I first met Bruce Otto in the early 80s, in Chicago – and to me, he was just a trombonist.  A GOOD player, but nothing special.  He came to our jingle session, played the part, cashed the check and that was that.

When I met him again in the mid-90s, in L.A. – he became a beloved friend.  Bruce was VERY intelligent and had a wicked sense of humor.  He loved to eat, and we wound up going out with him several times every week.  He became our quasi-son – since he came over for dinner at least as often as we’d eat out – and then he would stay to watch LARRY SANDERS or THE SOPRANOS on our TV – since he was too cheap to spring for HBO himself – AND I think he liked the company.  Bruce was an only child – and he referred to our 4 dogs as his brothers and sisters – and would say, “Hi, Ma” when I’d answer the phone.

He’d come over to use our copier machine, instead of going to Kinko’s – and I’d resew the button he’d popped off a shirt, or type up some form he needed.  We went shopping with him – to book stores and record stores – he’d relish the new CDs, especially ones he’d played on! – and hunt down rare recordings.  In fact, he was the only person I knew who had an actual working Victrola and USED it to listen to records from the 20s and 30s.  We took him clothes shopping, since his wardrobe was atrocious – we helped him pick out flattering outfits to downplay his quite overweight physique.  We helped him house hunting, once his parents died and he could afford to buy his own house.  And went furniture shopping, once he found a house he liked.

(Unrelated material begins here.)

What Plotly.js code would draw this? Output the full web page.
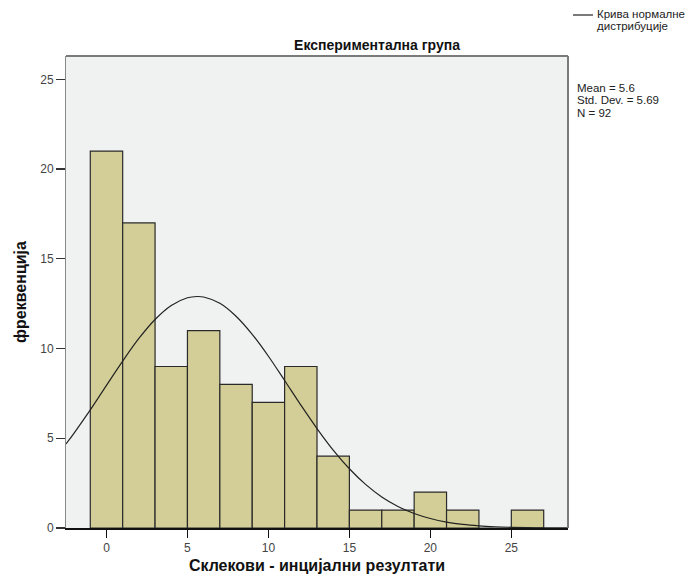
<!DOCTYPE html>
<html>
<head>
<meta charset="utf-8">
<script src="https://cdn.plot.ly/plotly-3.0.1.min.js"></script>
<style>html,body{margin:0;padding:0;background:#fff;}#chart{width:699px;height:585px;}</style>
</head>
<body>
<div id="chart"></div>
<script>
// Histogram bins (bin width 2, centres) and frequencies
const binCenters = [0, 2, 4, 6, 8, 10, 12, 14, 16, 18, 20, 22, 24, 26];
const frequencies = [21, 17, 9, 11, 8, 7, 9, 4, 1, 1, 2, 1, 0, 1];
// Normal curve
const curveX = [-2.5, -2, -1, 0, 1, 2, 3, 4, 5, 5.6, 6, 7, 8, 9, 10, 11, 12, 13, 14, 15, 16, 17, 18, 19, 20, 21, 22, 23, 24, 25, 26, 27, 28, 28.5];
const curveY = [4.68, 5.29, 6.58, 7.95, 9.30, 10.56, 11.62, 12.40, 12.83, 12.9, 12.87, 12.52, 11.80, 10.79, 9.57, 8.22, 6.85, 5.54, 4.34, 3.30, 2.43, 1.73, 1.20, 0.81, 0.53, 0.33, 0.20, 0.12, 0.07, 0.04, 0.02, 0.01, 0.005, 0.004];
const xTicks = [0, 5, 10, 15, 20, 25];
const yTicks = [0, 5, 10, 15, 20, 25];
const chartTitle = "Експериментална група";
const xTitle = "Склекови - инцијални резултати";
const yTitle = "фреквенција";
const legendLabel = ["Крива нормалне", "дистрибуције"];
const statsLines = ["Mean = 5.6", "Std. Dev. = 5.69", "N = 92"];

const W = 699, H = 585;
const M = {l: 66, r: 131, t: 56, b: 57};
const pw = W - M.l - M.r, ph = H - M.t - M.b;
const px = (x) => (x - M.l) / pw;      // pixel -> paper x
const py = (y) => 1 - (y - M.t) / ph;  // pixel -> paper y

const font = "Arial, 'Liberation Sans', sans-serif";
// line spacing = 1.3 * base size (9.6 -> ~12.5px), glyphs drawn at 11.5px
const styled = (lines) => lines.map(s => '<span style="font-size:11.5px">' + s + '</span>').join('<br>');

const traces = [
  {
    type: 'bar', x: binCenters, y: frequencies, width: 2,
    marker: {color: 'rgb(211,206,151)', line: {color: '#2a2a2a', width: 1.2}},
    showlegend: false, hoverinfo: 'x+y'
  },
  {
    type: 'scatter', mode: 'lines', x: curveX, y: curveY,
    line: {color: '#222', width: 1.2, shape: 'spline'},
    showlegend: false
  }
];

const layout = {
  width: W, height: H,
  margin: M,
  paper_bgcolor: '#ffffff',
  plot_bgcolor: 'rgb(240,241,241)',
  bargap: 0,
  font: {family: font, color: '#222'},
  title: {
    text: '<b>' + chartTitle + '</b>',
    font: {family: font, size: 14, color: '#111'},
    xref: 'container', yref: 'container',
    x: 377 / W, y: 1 - 45 / H, xanchor: 'center', yanchor: 'middle'
  },
  xaxis: {
    range: [-2.5, 28.5], tickmode: 'array', tickvals: xTicks, ticktext: xTicks.map(String),
    ticks: 'outside', ticklen: 8, tickcolor: '#111', tickwidth: 1.5,
    showgrid: false, zeroline: false,
    showline: true, linecolor: '#111', linewidth: 1.5,
    tickfont: {family: font, size: 12, color: '#444'},
    title: {text: '<b>' + xTitle + '</b>', font: {family: font, size: 16, color: '#111'}, standoff: 6},
    automargin: false, fixedrange: true
  },
  yaxis: {
    range: [0, 26.3], tickmode: 'array', tickvals: yTicks, ticktext: yTicks.map(String),
    ticks: 'outside', ticklen: 9, tickcolor: '#333', tickwidth: 1.2,
    showgrid: false, zeroline: false,
    showline: true, linecolor: '#888', linewidth: 1,
    tickfont: {family: font, size: 12, color: '#444'},
    title: {text: '<b>' + yTitle + '</b>', font: {family: font, size: 16, color: '#111'}, standoff: 9},
    automargin: false, fixedrange: true
  },
  shapes: [
    // top and right frame
    {type: 'line', xref: 'paper', yref: 'paper', x0: 0, x1: 1, y0: 1, y1: 1, line: {color: '#7a7a7a', width: 2}},
    {type: 'line', xref: 'paper', yref: 'paper', x0: 1, x1: 1, y0: 0, y1: 1, line: {color: '#7a7a7a', width: 2}},
    // legend line sample
    {type: 'line', xref: 'paper', yref: 'paper', x0: px(573), x1: px(593), y0: py(15), y1: py(15), line: {color: '#222', width: 1.2}}
  ],
  annotations: [
    {xref: 'paper', yref: 'paper', x: px(596), y: py(20), xanchor: 'left', yanchor: 'middle', align: 'left',
     text: styled(legendLabel), showarrow: false, borderpad: 0, font: {family: font, size: 9.6, color: '#222'}},
    {xref: 'paper', yref: 'paper', x: px(576), y: py(100.5), xanchor: 'left', yanchor: 'middle', align: 'left',
     text: styled(statsLines), showarrow: false, borderpad: 0, font: {family: font, size: 9.6, color: '#222'}}
  ]
};

Plotly.newPlot('chart', traces, layout, {displayModeBar: false, staticPlot: true});
</script>
</body>
</html>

And we worried about him.  Because Bruce didn’t take very good care of himself.  He’d smoked for 20 years, he had horrible eating habits, he drank too much and got absolutely NO exercise.

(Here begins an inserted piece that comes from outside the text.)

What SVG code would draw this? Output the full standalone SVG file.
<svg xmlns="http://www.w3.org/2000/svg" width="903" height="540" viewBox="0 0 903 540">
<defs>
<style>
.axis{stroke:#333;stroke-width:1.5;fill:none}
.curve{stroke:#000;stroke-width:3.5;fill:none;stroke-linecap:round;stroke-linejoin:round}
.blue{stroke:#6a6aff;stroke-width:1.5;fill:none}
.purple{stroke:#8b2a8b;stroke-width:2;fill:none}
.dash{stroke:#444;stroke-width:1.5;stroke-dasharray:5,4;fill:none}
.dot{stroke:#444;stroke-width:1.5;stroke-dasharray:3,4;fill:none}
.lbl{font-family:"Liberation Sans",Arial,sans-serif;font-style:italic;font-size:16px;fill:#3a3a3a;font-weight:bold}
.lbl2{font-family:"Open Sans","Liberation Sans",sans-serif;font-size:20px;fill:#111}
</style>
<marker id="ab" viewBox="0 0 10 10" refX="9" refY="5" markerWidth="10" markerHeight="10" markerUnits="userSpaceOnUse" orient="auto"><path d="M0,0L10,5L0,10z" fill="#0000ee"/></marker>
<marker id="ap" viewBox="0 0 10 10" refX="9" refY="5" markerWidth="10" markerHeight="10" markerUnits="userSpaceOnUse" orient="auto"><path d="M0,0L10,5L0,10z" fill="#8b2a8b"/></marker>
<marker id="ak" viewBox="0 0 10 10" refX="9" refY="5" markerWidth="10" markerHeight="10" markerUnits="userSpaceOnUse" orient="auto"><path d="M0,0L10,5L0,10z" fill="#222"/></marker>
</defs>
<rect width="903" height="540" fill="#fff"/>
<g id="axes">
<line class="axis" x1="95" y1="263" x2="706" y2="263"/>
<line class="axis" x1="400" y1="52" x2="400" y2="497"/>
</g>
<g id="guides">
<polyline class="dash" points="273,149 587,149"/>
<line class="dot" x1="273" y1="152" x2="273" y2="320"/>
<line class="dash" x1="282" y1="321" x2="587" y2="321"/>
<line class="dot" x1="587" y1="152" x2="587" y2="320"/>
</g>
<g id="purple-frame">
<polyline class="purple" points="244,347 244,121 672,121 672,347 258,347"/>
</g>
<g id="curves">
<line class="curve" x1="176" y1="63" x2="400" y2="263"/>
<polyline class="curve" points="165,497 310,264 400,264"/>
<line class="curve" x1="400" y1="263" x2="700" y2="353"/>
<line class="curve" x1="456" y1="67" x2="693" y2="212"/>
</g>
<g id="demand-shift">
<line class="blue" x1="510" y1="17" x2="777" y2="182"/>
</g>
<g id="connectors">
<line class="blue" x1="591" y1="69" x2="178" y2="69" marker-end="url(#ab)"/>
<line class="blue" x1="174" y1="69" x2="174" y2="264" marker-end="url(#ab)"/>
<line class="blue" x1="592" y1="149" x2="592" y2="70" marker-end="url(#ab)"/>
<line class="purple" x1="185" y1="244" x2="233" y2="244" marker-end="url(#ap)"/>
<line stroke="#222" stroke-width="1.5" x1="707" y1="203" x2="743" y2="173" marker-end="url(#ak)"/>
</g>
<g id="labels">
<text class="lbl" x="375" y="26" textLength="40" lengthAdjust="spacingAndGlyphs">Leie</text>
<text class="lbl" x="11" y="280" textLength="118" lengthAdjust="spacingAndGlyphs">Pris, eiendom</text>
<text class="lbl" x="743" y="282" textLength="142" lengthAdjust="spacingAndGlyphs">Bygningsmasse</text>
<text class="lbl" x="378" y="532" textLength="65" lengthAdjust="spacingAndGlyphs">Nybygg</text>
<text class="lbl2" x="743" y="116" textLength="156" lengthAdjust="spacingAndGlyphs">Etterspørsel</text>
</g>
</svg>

But his enthusiasm for music was boundless.  He ADORED Frank Sinatra and knew ALL of his recordings, chapter and verse.  He’d bring over new CDs to share with us – and I loved it, because it was like when I was in college and just discovering all the jazz artists who had preceded us.  His passion for music was infectious!

Still, I came to know a nasty side to Bruce – he had a FOUL temper that flared at the least provocation.  He was a rage-aholic when disappointed by anyone or anything in his life.  I remember when he got his house painted, before he moved in, how enraged he became when, upon further inspection, he found the painters hadn’t done a perfect job – he literally screamed obscenities that echoed thru the empty rooms – it was frightening!  We’d had plans to go out for sushi but I just turned around, got in my car and went home!

Bruce’s only REAL desire was to be a recording musician in L.A., which he accomplished quite successfully in the 25 years he was there.  But much as he reveled in the camaraderie of making music together with other musicians, Bruce also harbored a deep darkness towards most of his trombonist colleagues – one in particular, who he blamed for blocking his success.  Every other musician was a potential competitor, someone who might be plotting to undermine him with a well-timed barb or comment to a contractor.  Bruce was Machiavellian in his outlook towards his peers – much as he craved their attention, cracking them up with stories and jokes – he trusted NO ONE.

Bruce was amusing enough that most of the time we overlooked his faults – and when we had occasion to need a trombonist, we hired him for sessions.  The first few times, he came over by himself and all went well – but when we hired him with other musicians, he became disruptive – interrupting and trying to take control of the sessions.  He ran off unexpectedly in the middle of one, just before we’d scheduled him to play some solos – and then 2 years later, after we’d forgiven him, when he was included in a big band recording, without permission, he invited a female trumpet player, who’d been married to a couple of the other band members and flirted with half the guys in the room!  THAT sure changed the vibe for a while – and not in a good way!

We gave him a good leaving alone for quite some time after that – tho we later started to touch base again with email and the occasional phone call.

A year ago this week Bruce died in his sleep.  He was 57 years old.

Rest In Peace, Bruce – we loved you…. but it sure wasn’t easy!